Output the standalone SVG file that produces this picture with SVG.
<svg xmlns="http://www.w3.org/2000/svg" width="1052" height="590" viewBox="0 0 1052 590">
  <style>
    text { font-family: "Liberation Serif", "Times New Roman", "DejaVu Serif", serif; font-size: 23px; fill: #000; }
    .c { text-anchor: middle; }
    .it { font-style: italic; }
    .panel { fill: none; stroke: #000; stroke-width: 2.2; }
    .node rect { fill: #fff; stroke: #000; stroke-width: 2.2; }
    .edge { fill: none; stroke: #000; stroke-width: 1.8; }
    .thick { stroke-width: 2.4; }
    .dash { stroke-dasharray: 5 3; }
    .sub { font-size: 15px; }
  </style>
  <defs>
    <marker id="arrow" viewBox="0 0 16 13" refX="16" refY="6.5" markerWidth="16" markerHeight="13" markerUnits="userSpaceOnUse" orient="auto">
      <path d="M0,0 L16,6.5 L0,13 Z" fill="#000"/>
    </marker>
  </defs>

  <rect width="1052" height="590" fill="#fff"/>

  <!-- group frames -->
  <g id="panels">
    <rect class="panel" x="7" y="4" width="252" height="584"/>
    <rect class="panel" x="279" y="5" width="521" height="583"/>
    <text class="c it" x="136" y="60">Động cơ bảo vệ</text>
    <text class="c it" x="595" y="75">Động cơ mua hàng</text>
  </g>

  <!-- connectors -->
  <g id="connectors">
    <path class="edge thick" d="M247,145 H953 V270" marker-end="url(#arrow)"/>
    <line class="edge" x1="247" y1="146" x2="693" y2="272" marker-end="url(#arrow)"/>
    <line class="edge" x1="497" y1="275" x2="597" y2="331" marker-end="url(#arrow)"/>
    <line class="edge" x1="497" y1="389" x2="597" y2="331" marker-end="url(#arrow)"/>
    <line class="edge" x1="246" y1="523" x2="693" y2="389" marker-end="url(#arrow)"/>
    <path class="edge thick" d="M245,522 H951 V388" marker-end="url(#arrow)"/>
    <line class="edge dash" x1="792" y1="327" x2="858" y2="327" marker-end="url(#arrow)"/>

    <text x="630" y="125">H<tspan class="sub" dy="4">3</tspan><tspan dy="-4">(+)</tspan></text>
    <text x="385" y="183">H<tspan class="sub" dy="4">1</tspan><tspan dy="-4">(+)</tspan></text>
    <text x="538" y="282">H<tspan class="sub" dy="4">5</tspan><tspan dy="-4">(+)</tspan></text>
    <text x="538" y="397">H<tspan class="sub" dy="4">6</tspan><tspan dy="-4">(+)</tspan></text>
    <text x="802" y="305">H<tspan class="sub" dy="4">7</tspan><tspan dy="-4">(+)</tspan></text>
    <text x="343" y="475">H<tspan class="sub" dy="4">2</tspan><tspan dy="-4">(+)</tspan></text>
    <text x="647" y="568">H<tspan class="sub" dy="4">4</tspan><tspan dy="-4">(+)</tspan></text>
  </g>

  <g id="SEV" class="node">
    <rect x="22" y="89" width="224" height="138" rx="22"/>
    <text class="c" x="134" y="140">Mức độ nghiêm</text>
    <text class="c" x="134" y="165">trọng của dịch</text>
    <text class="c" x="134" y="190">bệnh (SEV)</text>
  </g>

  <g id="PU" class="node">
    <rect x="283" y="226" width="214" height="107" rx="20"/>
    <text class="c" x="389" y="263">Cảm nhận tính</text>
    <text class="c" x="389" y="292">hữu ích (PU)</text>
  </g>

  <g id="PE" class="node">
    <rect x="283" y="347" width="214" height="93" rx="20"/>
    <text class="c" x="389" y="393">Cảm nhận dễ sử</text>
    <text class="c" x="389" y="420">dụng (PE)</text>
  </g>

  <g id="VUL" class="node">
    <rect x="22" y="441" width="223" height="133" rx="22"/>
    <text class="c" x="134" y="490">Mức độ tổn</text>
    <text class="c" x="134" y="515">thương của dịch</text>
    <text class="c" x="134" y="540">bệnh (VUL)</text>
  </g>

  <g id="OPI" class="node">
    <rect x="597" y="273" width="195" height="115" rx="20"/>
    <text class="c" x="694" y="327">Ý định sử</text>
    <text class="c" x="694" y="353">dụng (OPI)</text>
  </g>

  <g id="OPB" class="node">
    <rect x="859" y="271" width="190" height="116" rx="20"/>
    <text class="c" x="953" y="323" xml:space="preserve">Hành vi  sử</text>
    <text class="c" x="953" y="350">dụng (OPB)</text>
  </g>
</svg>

* * *

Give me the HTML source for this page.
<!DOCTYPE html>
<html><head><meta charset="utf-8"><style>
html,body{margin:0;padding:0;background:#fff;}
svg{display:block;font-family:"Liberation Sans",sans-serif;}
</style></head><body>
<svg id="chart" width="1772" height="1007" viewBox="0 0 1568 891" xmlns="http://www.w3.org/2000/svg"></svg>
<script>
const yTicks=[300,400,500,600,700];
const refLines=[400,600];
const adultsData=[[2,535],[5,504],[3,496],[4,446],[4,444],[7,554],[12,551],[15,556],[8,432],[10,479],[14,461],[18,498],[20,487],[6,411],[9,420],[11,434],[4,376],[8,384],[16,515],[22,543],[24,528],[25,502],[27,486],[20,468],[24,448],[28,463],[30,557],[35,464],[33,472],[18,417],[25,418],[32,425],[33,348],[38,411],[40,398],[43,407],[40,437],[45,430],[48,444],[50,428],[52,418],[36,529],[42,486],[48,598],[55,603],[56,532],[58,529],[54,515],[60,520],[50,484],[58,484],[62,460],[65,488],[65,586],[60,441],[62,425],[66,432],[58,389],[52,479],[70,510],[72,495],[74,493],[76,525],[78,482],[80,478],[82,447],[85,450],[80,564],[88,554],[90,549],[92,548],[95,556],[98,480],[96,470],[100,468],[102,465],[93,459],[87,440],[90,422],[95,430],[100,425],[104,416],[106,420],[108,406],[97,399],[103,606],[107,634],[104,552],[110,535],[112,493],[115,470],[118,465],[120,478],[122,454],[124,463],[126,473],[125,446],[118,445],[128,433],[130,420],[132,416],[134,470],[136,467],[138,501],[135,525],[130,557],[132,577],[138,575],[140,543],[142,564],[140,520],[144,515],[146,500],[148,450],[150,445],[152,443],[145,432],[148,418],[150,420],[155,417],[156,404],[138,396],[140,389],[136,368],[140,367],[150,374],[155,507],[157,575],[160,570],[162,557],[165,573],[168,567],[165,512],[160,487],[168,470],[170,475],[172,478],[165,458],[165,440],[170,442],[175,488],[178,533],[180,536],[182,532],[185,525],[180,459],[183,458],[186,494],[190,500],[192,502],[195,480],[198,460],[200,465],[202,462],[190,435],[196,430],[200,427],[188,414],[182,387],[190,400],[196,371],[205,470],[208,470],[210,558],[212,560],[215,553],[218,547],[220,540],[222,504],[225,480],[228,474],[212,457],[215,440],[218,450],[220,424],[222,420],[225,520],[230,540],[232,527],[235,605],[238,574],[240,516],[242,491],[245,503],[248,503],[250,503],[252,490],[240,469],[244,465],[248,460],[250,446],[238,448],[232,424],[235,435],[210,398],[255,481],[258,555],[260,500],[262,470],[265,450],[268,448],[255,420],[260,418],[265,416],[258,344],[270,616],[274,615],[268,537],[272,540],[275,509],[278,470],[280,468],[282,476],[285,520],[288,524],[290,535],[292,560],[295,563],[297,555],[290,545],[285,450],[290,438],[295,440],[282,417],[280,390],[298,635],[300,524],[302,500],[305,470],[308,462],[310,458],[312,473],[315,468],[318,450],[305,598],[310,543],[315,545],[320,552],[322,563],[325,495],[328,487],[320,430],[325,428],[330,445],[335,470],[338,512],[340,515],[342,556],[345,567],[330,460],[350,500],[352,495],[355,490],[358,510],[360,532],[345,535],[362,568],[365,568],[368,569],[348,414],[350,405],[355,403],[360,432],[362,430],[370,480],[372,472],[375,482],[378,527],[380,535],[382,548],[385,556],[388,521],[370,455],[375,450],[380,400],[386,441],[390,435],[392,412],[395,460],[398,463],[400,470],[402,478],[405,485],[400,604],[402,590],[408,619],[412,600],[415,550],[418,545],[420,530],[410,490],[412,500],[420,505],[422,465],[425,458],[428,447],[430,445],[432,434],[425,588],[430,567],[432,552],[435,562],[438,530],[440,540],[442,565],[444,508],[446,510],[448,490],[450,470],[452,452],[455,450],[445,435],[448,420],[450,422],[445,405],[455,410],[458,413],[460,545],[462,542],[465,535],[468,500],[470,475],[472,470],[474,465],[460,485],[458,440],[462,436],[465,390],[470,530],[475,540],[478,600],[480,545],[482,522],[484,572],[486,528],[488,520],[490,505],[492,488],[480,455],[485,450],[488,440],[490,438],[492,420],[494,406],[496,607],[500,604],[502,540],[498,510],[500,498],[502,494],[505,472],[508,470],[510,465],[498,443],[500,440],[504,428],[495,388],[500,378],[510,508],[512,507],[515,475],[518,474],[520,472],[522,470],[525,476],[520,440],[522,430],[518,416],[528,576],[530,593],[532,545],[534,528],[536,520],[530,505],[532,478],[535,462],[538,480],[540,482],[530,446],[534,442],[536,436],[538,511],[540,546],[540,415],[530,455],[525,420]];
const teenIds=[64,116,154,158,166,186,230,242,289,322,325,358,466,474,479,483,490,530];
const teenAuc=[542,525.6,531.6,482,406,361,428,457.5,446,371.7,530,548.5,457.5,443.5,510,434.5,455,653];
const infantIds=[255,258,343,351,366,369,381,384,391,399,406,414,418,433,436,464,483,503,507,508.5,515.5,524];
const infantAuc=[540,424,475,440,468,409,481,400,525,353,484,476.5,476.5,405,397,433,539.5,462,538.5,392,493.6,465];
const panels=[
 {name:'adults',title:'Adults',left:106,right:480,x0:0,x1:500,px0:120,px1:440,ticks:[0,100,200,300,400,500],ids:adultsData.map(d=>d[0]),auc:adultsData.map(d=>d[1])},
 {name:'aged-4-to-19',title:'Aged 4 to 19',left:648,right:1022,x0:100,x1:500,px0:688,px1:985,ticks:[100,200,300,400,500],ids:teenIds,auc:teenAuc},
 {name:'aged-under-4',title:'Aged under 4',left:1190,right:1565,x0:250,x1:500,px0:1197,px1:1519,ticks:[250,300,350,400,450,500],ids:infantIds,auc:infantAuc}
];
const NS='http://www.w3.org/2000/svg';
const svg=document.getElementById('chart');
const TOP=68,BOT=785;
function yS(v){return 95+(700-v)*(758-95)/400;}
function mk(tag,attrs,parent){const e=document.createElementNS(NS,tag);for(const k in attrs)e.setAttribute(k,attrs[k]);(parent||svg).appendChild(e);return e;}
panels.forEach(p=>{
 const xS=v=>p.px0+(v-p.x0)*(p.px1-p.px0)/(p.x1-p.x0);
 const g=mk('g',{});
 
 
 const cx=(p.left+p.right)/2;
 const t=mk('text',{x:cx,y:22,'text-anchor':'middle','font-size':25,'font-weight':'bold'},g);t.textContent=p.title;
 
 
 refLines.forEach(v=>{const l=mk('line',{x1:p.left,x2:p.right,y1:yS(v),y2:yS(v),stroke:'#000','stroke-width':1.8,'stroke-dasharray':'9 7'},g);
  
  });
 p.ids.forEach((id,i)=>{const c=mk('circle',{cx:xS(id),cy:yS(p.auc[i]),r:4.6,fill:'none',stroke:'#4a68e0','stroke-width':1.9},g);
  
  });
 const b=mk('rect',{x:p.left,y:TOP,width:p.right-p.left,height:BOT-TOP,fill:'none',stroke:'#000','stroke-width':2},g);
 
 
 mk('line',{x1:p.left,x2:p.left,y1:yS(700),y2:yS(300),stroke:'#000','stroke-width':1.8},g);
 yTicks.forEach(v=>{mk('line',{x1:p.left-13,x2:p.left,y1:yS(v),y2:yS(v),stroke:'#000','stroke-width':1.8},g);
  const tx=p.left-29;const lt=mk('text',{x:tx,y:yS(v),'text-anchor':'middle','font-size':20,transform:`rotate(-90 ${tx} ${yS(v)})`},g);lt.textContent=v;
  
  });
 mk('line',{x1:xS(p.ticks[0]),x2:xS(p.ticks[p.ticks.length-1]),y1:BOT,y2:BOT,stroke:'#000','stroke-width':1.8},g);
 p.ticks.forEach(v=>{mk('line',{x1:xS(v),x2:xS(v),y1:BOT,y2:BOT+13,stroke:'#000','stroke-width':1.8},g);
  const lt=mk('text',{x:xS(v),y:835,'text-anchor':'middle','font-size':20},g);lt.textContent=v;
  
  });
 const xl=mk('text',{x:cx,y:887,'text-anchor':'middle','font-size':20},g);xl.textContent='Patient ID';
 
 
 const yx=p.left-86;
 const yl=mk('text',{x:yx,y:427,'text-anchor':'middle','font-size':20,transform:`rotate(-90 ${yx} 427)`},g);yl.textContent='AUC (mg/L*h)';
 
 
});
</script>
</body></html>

• DIRECTION: The answer is one number: how many lines of the material above contain "this".

• REPLY TO THE TASK: 2